How has it been for you? Would you say the material is asking new things from the way you approach your art? What kind of things are you discovering as a writer or artist working with these characters?  

As stated above, I definitely have had to rethink the way I approach action and line and movement with such mechanical characters. 

To expand on that a little bit: I found it when I would draw mechanical things in my previous comic book work, I would naturally tighten up my wrist, and maybe pull out my ruler more often than not. I found myself doing this a fair amount when first starting Transformers, and I found it just made things look really stiff. I had to teach myself how to loosen up intentionally, and have fun with the characters. I’ve had to learn to rely on shapes and an organic line to carry the art and to really make it sing.   

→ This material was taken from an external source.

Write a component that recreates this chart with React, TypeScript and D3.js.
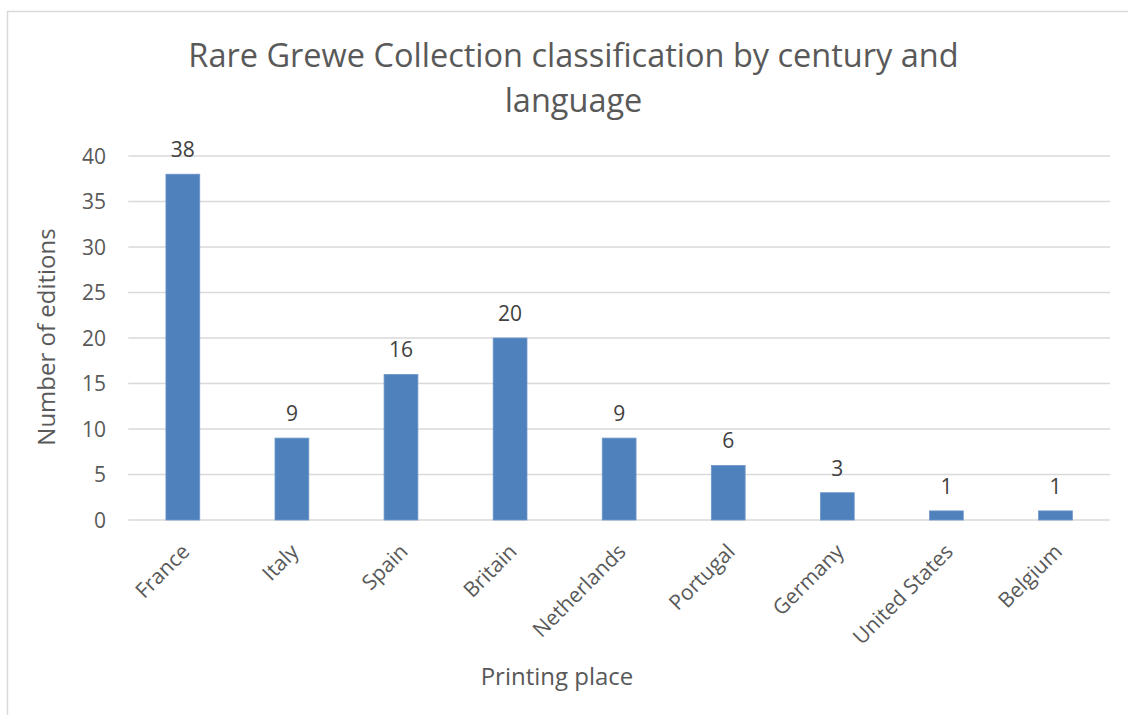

Another challenge is just learning how to write so many characters at once. The Transformers have a very large cast, and I want to make sure I’m giving each one the time that they deserve. That being said, it’s been really fun to try and get inside the head of one of my absolute favorite Transformers, Starscream.  

With the book coming out so soon everyone’s getting really excited. Can you tease anything you’re especially excited for readers to see? 

Three words: Optimus. Prime. Suplexes. 

Transformers #1 will arrive at your local comic book shop, online, and/or at your public library beginning on October 4th, 2023.


  1. I look forward to Daniel redefining Transformers for the future which will be comprised of strong and independent women and queerfolk.